In the fifth century, the approach to hymnography as musical homily flourished in the form known as the kontakion, a long poetic work would have been sung during cathedral vigils; the so-called Akathistos hymn that is sung during the Salutations services of Great Lent is an example of a kontakion that has been in continuous use through the present. In the sixth century, St. Romanos the Melodist wrote hundreds of kontakia for different seasons and saints, parts of which we still sing during the Divine Liturgy today.

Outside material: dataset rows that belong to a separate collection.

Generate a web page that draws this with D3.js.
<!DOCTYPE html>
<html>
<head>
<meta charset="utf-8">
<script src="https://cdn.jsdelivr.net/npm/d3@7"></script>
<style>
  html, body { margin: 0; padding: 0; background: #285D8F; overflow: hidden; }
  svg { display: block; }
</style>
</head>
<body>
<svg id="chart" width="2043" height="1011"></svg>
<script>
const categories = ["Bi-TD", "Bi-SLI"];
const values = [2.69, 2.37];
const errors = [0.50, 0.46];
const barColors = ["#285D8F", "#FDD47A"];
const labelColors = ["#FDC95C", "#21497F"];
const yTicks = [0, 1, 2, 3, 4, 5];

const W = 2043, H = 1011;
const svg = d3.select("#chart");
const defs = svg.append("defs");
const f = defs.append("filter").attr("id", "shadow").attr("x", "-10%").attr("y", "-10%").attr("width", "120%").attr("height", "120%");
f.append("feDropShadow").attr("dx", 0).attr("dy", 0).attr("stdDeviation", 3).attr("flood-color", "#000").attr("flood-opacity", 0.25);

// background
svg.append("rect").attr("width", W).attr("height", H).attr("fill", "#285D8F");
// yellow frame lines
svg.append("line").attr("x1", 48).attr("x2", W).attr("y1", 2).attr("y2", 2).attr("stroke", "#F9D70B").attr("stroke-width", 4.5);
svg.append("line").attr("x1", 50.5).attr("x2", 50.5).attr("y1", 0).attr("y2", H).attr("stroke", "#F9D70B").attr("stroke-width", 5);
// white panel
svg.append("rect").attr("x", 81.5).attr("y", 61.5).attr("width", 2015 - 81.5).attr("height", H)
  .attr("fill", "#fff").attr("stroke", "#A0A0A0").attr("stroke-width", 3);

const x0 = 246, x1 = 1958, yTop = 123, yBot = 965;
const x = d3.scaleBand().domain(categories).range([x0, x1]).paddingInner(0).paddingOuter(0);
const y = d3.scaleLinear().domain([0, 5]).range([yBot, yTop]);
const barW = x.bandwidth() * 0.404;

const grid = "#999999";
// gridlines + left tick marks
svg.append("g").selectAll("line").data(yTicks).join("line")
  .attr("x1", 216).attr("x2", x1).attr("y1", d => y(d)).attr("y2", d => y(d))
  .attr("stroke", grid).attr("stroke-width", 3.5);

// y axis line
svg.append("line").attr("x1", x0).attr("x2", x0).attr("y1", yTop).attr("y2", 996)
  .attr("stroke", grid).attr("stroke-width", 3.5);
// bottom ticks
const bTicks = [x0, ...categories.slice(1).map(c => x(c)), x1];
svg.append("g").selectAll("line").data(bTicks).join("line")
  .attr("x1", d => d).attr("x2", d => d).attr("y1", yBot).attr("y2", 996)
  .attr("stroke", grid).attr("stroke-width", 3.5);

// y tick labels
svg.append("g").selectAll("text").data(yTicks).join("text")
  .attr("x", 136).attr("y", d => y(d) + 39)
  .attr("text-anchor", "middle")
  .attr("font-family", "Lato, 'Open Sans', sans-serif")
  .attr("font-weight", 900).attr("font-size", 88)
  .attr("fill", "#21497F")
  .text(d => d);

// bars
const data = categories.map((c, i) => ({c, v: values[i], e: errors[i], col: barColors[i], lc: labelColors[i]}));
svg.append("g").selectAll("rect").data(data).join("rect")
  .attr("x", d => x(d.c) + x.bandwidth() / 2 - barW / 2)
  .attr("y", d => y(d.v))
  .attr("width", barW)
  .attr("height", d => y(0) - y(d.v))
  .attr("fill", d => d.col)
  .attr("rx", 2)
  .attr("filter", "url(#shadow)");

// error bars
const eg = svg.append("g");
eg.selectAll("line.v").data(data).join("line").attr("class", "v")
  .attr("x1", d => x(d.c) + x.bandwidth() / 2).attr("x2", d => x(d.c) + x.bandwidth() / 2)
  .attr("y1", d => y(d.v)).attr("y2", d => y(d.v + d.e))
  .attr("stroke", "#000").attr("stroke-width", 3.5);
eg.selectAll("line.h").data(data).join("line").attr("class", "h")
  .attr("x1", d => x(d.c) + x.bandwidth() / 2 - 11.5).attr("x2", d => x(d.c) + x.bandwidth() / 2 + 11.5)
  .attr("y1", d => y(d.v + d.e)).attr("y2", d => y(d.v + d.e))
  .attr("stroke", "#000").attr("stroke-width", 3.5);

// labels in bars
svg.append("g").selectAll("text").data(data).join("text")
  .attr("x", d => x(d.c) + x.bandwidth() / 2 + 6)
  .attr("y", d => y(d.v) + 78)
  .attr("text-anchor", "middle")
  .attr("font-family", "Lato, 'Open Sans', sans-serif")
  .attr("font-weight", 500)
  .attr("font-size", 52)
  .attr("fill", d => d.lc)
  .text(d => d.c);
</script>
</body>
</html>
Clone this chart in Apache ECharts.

Perhaps starting in the seventh century, Palestinian monks began to use the nine Biblical Canticles — hymns found in the text of Scripture itself outside of the Psalms, such as the Song of Moses, the Song of the Three Youths, the Magnificat of the Mother of God, and so on — as the basis for a type of hymn called a canon. Sung during Orthros, a canon inserts short hymns called troparia that have to do with the church season or feast day, using the theme of the Canticle as a starting point. Hymnographers such as St. Andrew of Crete, St. John of Damascus, St. Theophanes the Branded, and others composed a large repertory of canons that we still sing in our modern services, like the Canon of the Akathistos (Ἀνοίξω τὸ στόμα μου), the Easter Canon (Άναστάσεως ἡμέρα), the Christmas Canon (Χριστὸς γεννᾶται, δοξάσατε), and others.

Hymnographers from many different walks of life have continued to write hymns over the centuries, including the ninth century St. Kassia the Nun, whose hymn “Κύριε, ἡ ἐν πολλαῖς ἁμαρτίαις, περιπεσοῦσα γυνή” is one of the highlights of Holy Week every year. Hymnography is also still very much a living tradition in our own time; every time a new saint is recognized, such as the recently-glorified St. Elder Paisios, somebody has to write the hymns for that saint’s feast day so that we can all sing in their honor.

The hymns that we sing and hear in our worship connect us to the past while focusing us on our worship of God in the present and preparing us for the age to come. As we sing in the words of the Cherubic Hymn every Sunday, through the sung worship of the Greek Orthodox Church, we “lay aside every care of this life, for we are about to receive the King of All.”